Le « tact moral » de Sainte-Beuve aurait bien dû l’avertir lui-même de la haute inconvenance qu’il commettait en intervenant sur un sujet si délicat : cette allusion à un « objet respecté » était de sa part le manque de respect le plus grave. En voulant blesser Victor Hugo, c’est madame Victor Hugo qu’il blessait. Quand elle avait pardonné, quand elle acceptait avec émotion, comme une réparation et comme un hommage, non pas cette poignée, mais ce bouquet de lis, de quel droit ce défenseur imprévu le refusait-il pour elle ? Victor Hugo, en lisant l’article de Sainte-Beuve, n’eut qu’à hausser les épaules ; on sut alors que madame Victor Hugo en fut au plus haut point froissée. « Froissée » n’est pas le mot quand on parle d’elle : elle en fut profondément affligée.

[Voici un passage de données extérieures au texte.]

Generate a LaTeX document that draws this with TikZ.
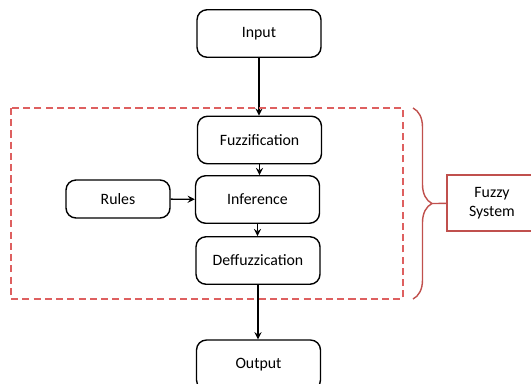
\documentclass[tikz,border=0pt]{standalone}
\usepackage{fontspec}
\setmainfont{Carlito}
\usetikzlibrary{arrows,decorations.pathreplacing}

\definecolor{fuzzred}{RGB}{192,80,77}
\definecolor{dashred}{RGB}{222,96,96}

\begin{document}
\begin{tikzpicture}[x=0.02cm, y=-0.02cm
        , >=stealth
        , every node/.style={ font=\fontsize{9}{10.5}\selectfont }
        , block/.style={ draw, thick, rounded corners=2mm, minimum width=2.48cm, minimum height=0.95cm }
        , flow/.style={ ->, thick }
        ]

        \useasboundingbox (0,0) rectangle (531,383);

        % main chain of blocks
        \node[block] (inp) at (259,33.5) {Input};
        \node[block] (fuz) at (259.5,140) {Fuzzification};
        \node[block] (inf) at (257.5,199.5) {Inference};
        \node[block] (def) at (258,260.5) {Deffuzzication};
        \node[block, minimum height=1cm] (out) at (258.5,365) {Output};

        % rule base feeds the inference step
        \node[block, minimum width=2.08cm, minimum height=0.76cm] (rul) at (118,199) {Rules};

        \draw[flow] (inp.south) -- (inp.south |- fuz.north);
        \draw[flow] (fuz.south) -- (fuz.south |- inf.north);
        \draw[flow] (inf.south) -- (inf.south |- def.north);
        \draw[flow] (def.south) -- (def.south |- out.north);
        \draw[flow] (rul) -- (inf);

        % the fuzzy system itself
        \draw[dashred, thick, dash pattern=on 4pt off 2.4pt] (11,108) rectangle (403,299);

        \draw[fuzzred, thick, decorate, decoration={brace, amplitude=0.38cm}]
            (413,108) -- (413,299);
        \coordinate (tip) at (432,203.5);

        \node[draw=fuzzred, thick, align=center, minimum width=1.8cm, minimum height=1.12cm]
            (sys) at (492,203) {Fuzzy\\System};
        \draw[fuzzred, thick] (tip) -- (sys);

    \end{tikzpicture}
\end{document}
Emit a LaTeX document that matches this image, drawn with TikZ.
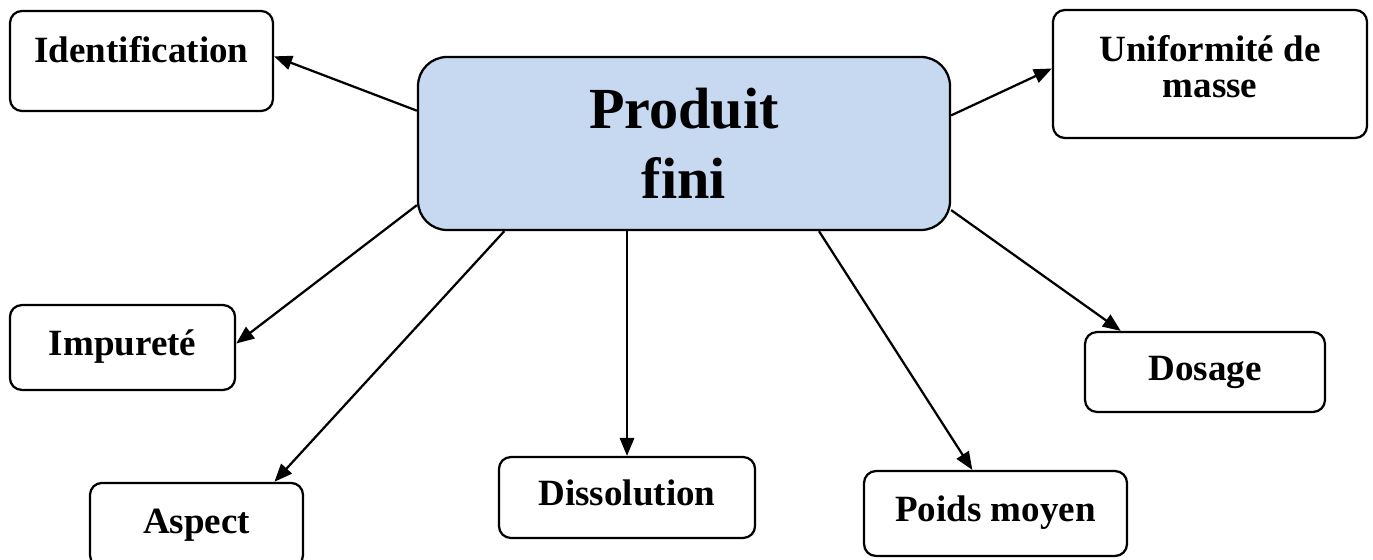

Ce n’était plus là le Sainte-Beuve de 1830, le Sainte-Beuve des Consolations ; elle jugeait la petitesse de celui qu’elle avait aimé, qu’elle aimait encore. Quelque chose s’était rompu dans l’union de leurs âmes, et, dans ces chaînes-là, quand un anneau se défait, les autres suivent. Elle dut faire doucement des reproches à Sainte-Beuve de la faute qu’il avait commise et se montra sans doute avec lui plus froide et moins expansive. Elle prit de là une teinte de mélancolie : sa vie de cœur était-elle finie ?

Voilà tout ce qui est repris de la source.